Stored dataset items
──────────────────────────────
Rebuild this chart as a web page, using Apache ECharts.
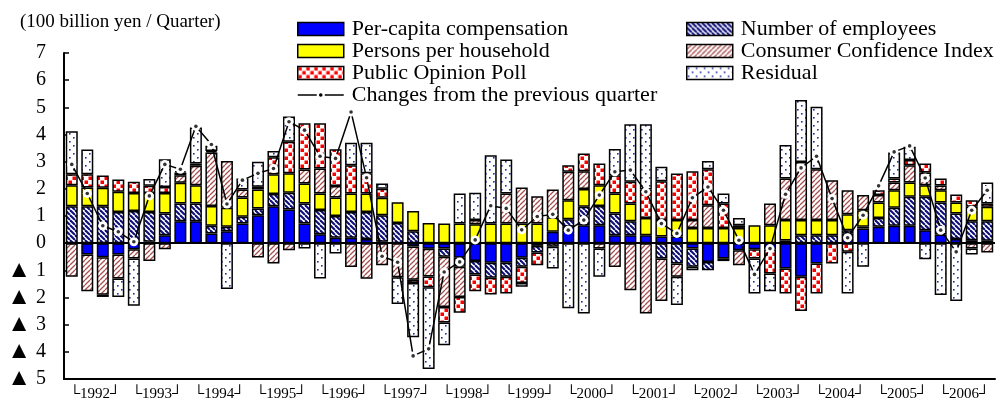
<!DOCTYPE html>
<html><head><meta charset="utf-8">
<script src="https://cdn.jsdelivr.net/npm/echarts@6/dist/echarts.min.js"></script>
<style>html,body{margin:0;padding:0;background:#fff}#c{width:999px;height:403px}</style>
</head><body><div id="c"></div>
<script>
// ---- Data (100 billion yen / quarter), 1992Q1 .. 2006Q4 ----
const years = ['1992','1993','1994','1995','1996','1997','1998','1999','2000','2001','2002','2003','2004','2005','2006'];
const quarters = ['Q1','Q2','Q3','Q4'];
const categories = [];
years.forEach(y => quarters.forEach(q => categories.push(y + q)));

const perCapita = [0,-0.42,-0.52,-0.42,-0.22,0.05,0.29,0.81,0.81,0.36,0.44,0.72,
  1.03,1.36,1.24,0.72,0.33,0.2,0.2,0.15,0.05,0,-0.12,-0.21,
  -0.2,-0.54,-0.66,-0.72,-0.72,-0.54,-0.1,0.42,0.6,0.66,0.66,0.29,
  0.29,0.29,0.25,0.25,-0.2,-0.69,-0.56,-0.26,-0.22,-0.22,-0.93,-1.24,
  -0.75,0,0.35,0.54,0.6,0.64,0.64,0.48,0.32,0.15,0.11,0.09];
const employees = [1.36,1.36,1.36,1.15,1.18,1.1,0.8,0.65,0.65,0.28,0.16,0.25,
  0.25,0.45,0.62,0.74,0.89,0.8,0.95,1.0,0.98,0.74,0.44,0,
  -0.3,-0.33,-0.49,-0.55,-0.52,-0.33,-0.24,-0.13,0.28,0.68,0.71,0.8,
  0.52,0,-0.56,-0.75,-0.67,-0.31,-0.1,0,0,0,0.1,0.29,
  0.29,0.29,0.13,0.06,0.33,0.66,1.07,1.23,1.18,0.94,0.7,0.72];
const household = [0.77,0.69,0.68,0.74,0.67,0.7,0.76,0.76,0.67,0.73,0.7,0.71,
  0.7,0.73,0.71,0.74,0.61,0.68,0.68,0.68,0.64,0.77,0.74,0.74,
  0.72,0.72,0.7,0.72,0.72,0.72,0.72,0.53,0.7,0.65,0.76,0.74,
  0.65,0.64,0.6,0.6,0.56,0.56,0.56,0.56,0.66,0.66,0.75,0.56,
  0.56,0.56,0.58,0.61,0.57,0.65,0.52,0.42,0.45,0.41,0.53,0.53];
const confidence = [-1.24,-1.35,-1.38,-0.88,-0.34,-0.66,-0.22,0.28,0.72,1.97,1.72,0.3,
  -0.53,-0.75,-0.26,0.51,0.92,0.42,-0.88,-1.31,-0.81,-1.25,-1.23,-1.02,
  -1.85,-1.11,0.15,0,1.11,1.33,1.01,1.03,1.05,0.66,-0.2,-0.88,
  -1.73,-2.59,-1.57,-0.49,0.29,0.84,0,-0.55,0,0.8,1.53,2.14,
  1.87,1.47,0.89,0.56,0.27,0.28,0.64,0.47,0.17,0,-0.2,-0.34];
const opinionPoll = [0.41,0.49,0.45,0.45,0.41,0.26,0.22,0.1,0.08,0.05,0,0,
  0.1,0.62,1.16,1.7,1.66,1.36,1.04,0.74,0.33,0,-0.12,-0.39,
  -0.57,-0.58,-0.62,-0.62,-0.61,-0.6,-0.47,0,0.24,0.65,0.8,0.67,
  0.8,1.05,1.43,1.71,1.8,1.32,0.9,0.1,-0.34,-0.9,-0.92,-1.26,
  -1.1,-0.75,-0.32,0,0.18,0.15,0.19,0.33,0.26,0.29,0.24,0.12];
const residual = [1.58,0.91,-0.08,-0.68,-1.74,0.25,1.02,0.05,1.33,0.2,-1.69,0.4,
  0.92,0.23,0.93,-0.2,-1.3,-0.38,0.83,1.13,0.2,-0.99,-1.99,-3.01,
  -0.84,1.11,1.01,2.52,1.25,-0.13,0,-0.8,-2.4,-2.59,-1.04,0.97,
  2.12,2.4,0.53,-1.04,-0.13,0.3,0.37,0.27,-1.29,-0.65,1.23,2.28,
  2.3,0,-1.53,-0.87,0,0.96,0.49,-0.59,-1.91,-2.13,-0.22,0.77];
const change = [2.9,1.83,0.64,0.42,0.05,1.74,2.9,2.72,4.3,3.63,1.44,2.32,
  2.57,2.75,4.47,4.16,3.2,3.12,4.83,2.41,-0.48,-0.7,-4.15,-3.89,
  -1.06,-0.69,0.12,1.38,1.28,0.49,0.98,1.06,0.48,0.85,1.77,2.63,
  2.69,1.89,0.72,0.36,1.67,2.07,1.21,0.11,-1.15,-0.2,1.8,2.77,
  3.2,1.64,0.2,1.03,2.11,3.36,3.58,2.4,0.48,-0.32,1.21,1.95];
const yTicks = {min: -5, max: 7, step: 1};

// ---- Patterns ----
function stripeTile(color, dir, s, lw) {
  const c = document.createElement('canvas'); c.width = s; c.height = s;
  const g = c.getContext('2d'); g.fillStyle = '#fff'; g.fillRect(0, 0, s, s);
  g.strokeStyle = color; g.lineWidth = lw;
  for (let k = -1; k <= 1; k++) {
    g.beginPath();
    if (dir === 'back') { g.moveTo(k * s, 0); g.lineTo(k * s + s, s); }
    else { g.moveTo(k * s, s); g.lineTo(k * s + s, 0); }
    g.stroke();
  }
  return c;
}
function dotTile(color, s, d, pts) {
  const c = document.createElement('canvas'); c.width = s; c.height = s;
  const g = c.getContext('2d'); g.fillStyle = '#fff'; g.fillRect(0, 0, s, s);
  g.fillStyle = color;
  pts.forEach(p => g.fillRect(p[0], p[1], d, d));
  return c;
}
const pat = img => ({image: img, repeat: 'repeat'});
const navyPat = pat(stripeTile('#10107a', 'back', 5, 2.1));
const brownPat = pat(stripeTile('#a85050', 'fwd', 5, 1.3));
const redPat = pat(dotTile('#ff0000', 8, 3.5, [[0.5, 0.5], [4.5, 4.5]]));
const resPat = pat(dotTile('#2030a0', 8, 1.6, [[1, 1], [5, 5]]));

const FONT = "'Liberation Serif','Times New Roman',serif";
const nz = arr => arr.map(v => (v === 0 ? '-' : v));
const border = {borderColor: '#000', borderWidth: 1.5};

function barSeries(name, data, color, extra) {
  return Object.assign({
    name, type: 'bar', stack: 'total', data: nz(data), barWidth: 12,
    itemStyle: Object.assign({color}, border), z: 2
  }, extra || {});
}

const lineIcon = 'path://M0 0h0.05v0.05h-0.05Z M0 12.95h0.05v0.05h-0.05Z M0 5.75H19V7.25H0Z M27 5.75H46V7.25H27Z M21.2 6.5a1.8 1.8 0 1 0 3.6 0a1.8 1.8 0 1 0 -3.6 0Z';

const legendBase = {
  orient: 'vertical', top: 18, itemWidth: 46, itemHeight: 13, itemGap: 0, padding: 0,
  icon: 'rect', selectedMode: false,
  textStyle: {fontSize: 22, fontFamily: FONT, color: '#000', lineHeight: 20.5, padding: [0, 0, 0, 3]},
  itemStyle: {borderColor: '#000', borderWidth: 1.5}
};

const chart = echarts.init(document.getElementById('c'), null, {renderer: 'canvas'});
chart.setOption({
  animation: false,
  backgroundColor: '#fff',
  title: {text: '(100 billion yen / Quarter)', left: 20, top: 13, padding: 0,
    textStyle: {fontSize: 19, fontWeight: 'normal', fontFamily: FONT, color: '#000'}},
  legend: [
    Object.assign({}, legendBase, {left: 297, data: [
      'Per-capita compensation', 'Persons per household', 'Public Opinion Poll',
      {name: 'Changes from the previous quarter', icon: lineIcon, itemStyle: {color: '#000', borderWidth: 0}}
    ]}),
    Object.assign({}, legendBase, {left: 686, data: ['Number of employees', 'Consumer Confidence Index', 'Residual']})
  ],
  grid: {left: 64, right: 4, top: 53, bottom: 24, containLabel: false},
  xAxis: [
    {type: 'category', data: categories, boundaryGap: true,
      axisLine: {onZero: false, lineStyle: {color: '#000', width: 2}},
      axisTick: {inside: true, length: 5, lineStyle: {color: '#000', width: 1.5}},
      axisLabel: {show: false}, splitLine: {show: false}},
    {type: 'category', data: years, position: 'bottom', boundaryGap: true,
      axisLine: {show: false, onZero: false}, axisTick: {show: false},
      axisLabel: {margin: 8, fontSize: 15, fontFamily: FONT, color: '#000', interval: 0,
        formatter: y => '\u2514' + y + '\u2518'}}
  ],
  yAxis: {type: 'value', min: yTicks.min, max: yTicks.max, interval: yTicks.step,
    axisLine: {show: true, lineStyle: {color: '#000', width: 2}},
    axisTick: {show: true, inside: true, length: 5, lineStyle: {color: '#000', width: 1.5}},
    splitLine: {show: false},
    axisLabel: {margin: 18, fontSize: 20, fontFamily: FONT, color: '#000',
      formatter: v => (v < 0 ? '{tri|\u25B2} ' + (-v) : String(v)),
      rich: {tri: {fontSize: 24, fontFamily: FONT, color: '#000'}}}},
  series: [
    barSeries('Per-capita compensation', perCapita, '#0000ff'),
    barSeries('Number of employees', employees, navyPat),
    barSeries('Persons per household', household, '#ffff00'),
    barSeries('Consumer Confidence Index', confidence, brownPat),
    barSeries('Public Opinion Poll', opinionPoll, redPat),
    barSeries('Residual', residual, resPat, {
      markLine: {silent: true, symbol: 'none', label: {show: false},
        lineStyle: {color: '#000', width: 2, type: 'solid'}, data: [{yAxis: 0}]}
    }),
    {name: 'Changes from the previous quarter', type: 'line', data: change, z: 5,
      symbol: 'circle', symbolSize: 9, showSymbol: true,
      lineStyle: {color: '#000', width: 1.5},
      itemStyle: {color: '#fff', borderWidth: 0}},
    {name: 'changeDots', type: 'scatter', data: change, z: 6, symbolSize: 3.6, silent: true,
      itemStyle: {color: '#000'}}
  ]
});
</script>
</body></html>
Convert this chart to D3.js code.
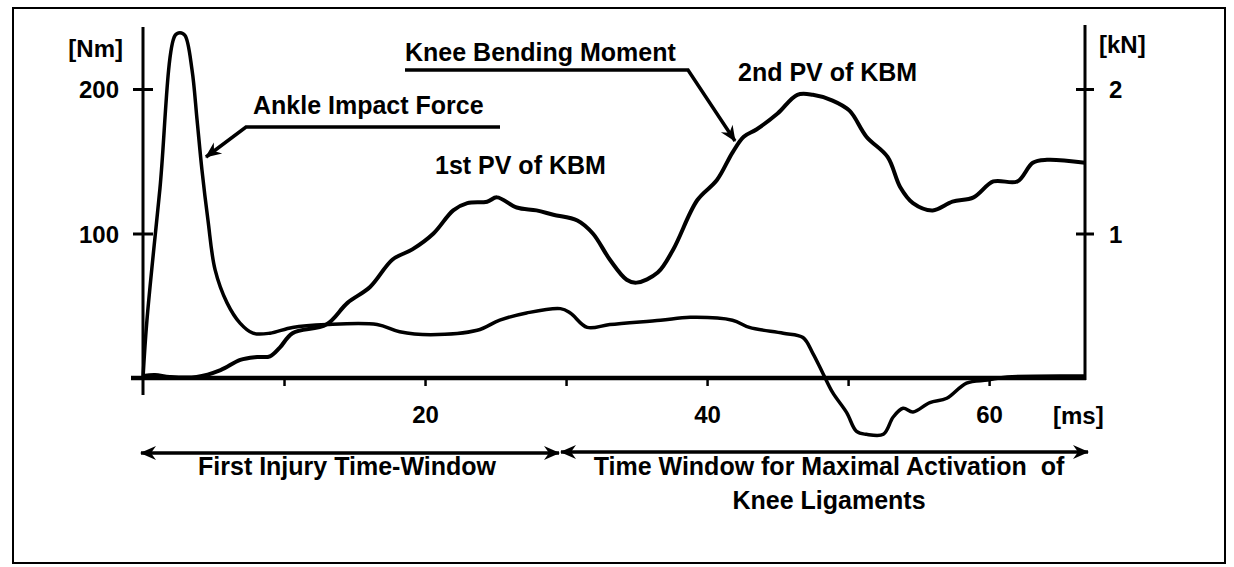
──────────────────────────────
State the number of lines in the preceding entries that include the word "this". Provide nothing else.

_Written response:_
2